自分の手で一通りの操作を経験しないと、今後自分一人ではアプリを使用しない(使用できない)可能性が高い。
 運営スタッフにデバイスを渡したり、パスワードを伝えたりすることに抵抗がなく、情報漏洩や詐欺への危機感は、我々が考えるよりも薄いように思われる。

④デジタルリテラシーの差がある
・60代でスムーズにスマホを使いこなす方もいれば40~~50代前後の方でも、スマートフォンの扱いに慣れていない方もいる。
→ 競輪場にいるデジタル若葉さん(年齢問わず)のリテラシーは4段階に分けられると考える。

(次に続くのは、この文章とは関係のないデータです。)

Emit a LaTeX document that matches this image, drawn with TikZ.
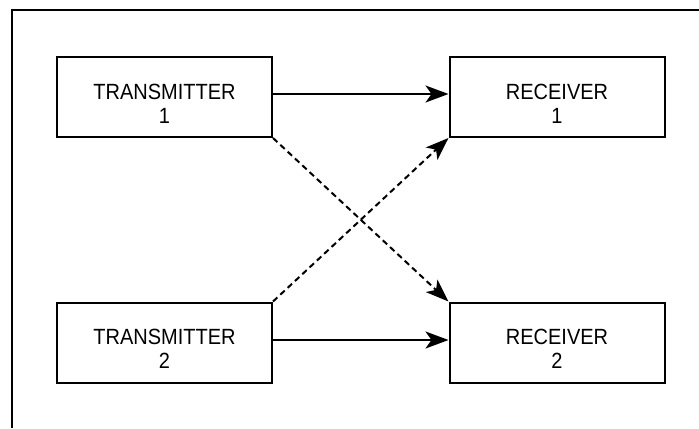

○レベル0:スマホを持ってない方。「紙でいい」じゃなく、「紙がいい」。
○レベル1:スマホを持って「は」いる方。主に通話機能のみ使用し、アプリ等は初期のまま。ご自身のメールアドレスを知らないことも。(メール受信ボックスを拝見する機会があった際、キャリアからの初期設定メールしかない方もおり、日常的にメールを利用していない様子が伺えた。)スマホを使えないことに引け目を感じている。
○レベル2:「スマホ使えるよ」という方。基本的な機能は使いこなせるが、知らない言葉が出てきたり、自身が経験したことがない事象が起きると頭を抱えてしまう。スマホスキルを習得する機会が少ないだけかもしれない。(例:「QRコードを読み取ってください」と言うと伝わらないが、「カメラでこのマークを読み取ってください」というと通じる。)
○レベル2’:「スマホ使えるよ」という方。基本的な機能は使いこなせるが、知らない言葉が出てきたり、自身が経験したことがない事象が起きると「やっぱやらなくていいや」と投げてしまう。学習コストを高く見積もっている印象。
○レベル3:何も言うことなく、ご自身で登録を進められる方。分からないことがあれば、調べることが習慣になっており、基本自走している。

 

▼結果
新規アプリ登録者数:50名前後

 

▼当日の様子
 

▼おわりに
競輪場にいらっしゃるシニアの方々のスマホ所持率は考えていたよりずっと高いようです。ただし、その使いこなし方やリテラシーには大きな個人差があることが見て取れました。そんな中、必ずしも「予想ツールや車券は“紙”でないといけない」と思う人が多いわけでなく、「教えてくれるなら(やってくれるなら)アプリを使ってみたい」という“アプリに対して前向きな層”もいることが分かりました。ただし、アプリダウンロードやスマホでの登録を最初から諦めてしまう人も多く、そういった方々には成功体験が必要なのだと考えます。また、本人が自分の手で一通りの操作の流れを経験しないと、今後自分一人ではアプリを使用しない(使用できない)可能性が高いと想像されます。自宅や競輪場でアプリをご自身で使う場合、身の回りに「気軽にスマホ操作を教えてくれる人の存在」さえいれば、長期的にアプリを使っていただける可能性はありそうです。そういったサポートをしてくれる存在がいない方に対し、今後もアプリを活用しながら競輪を楽しんでいただくために、どう寄り添っていくのかが課題になりそうです。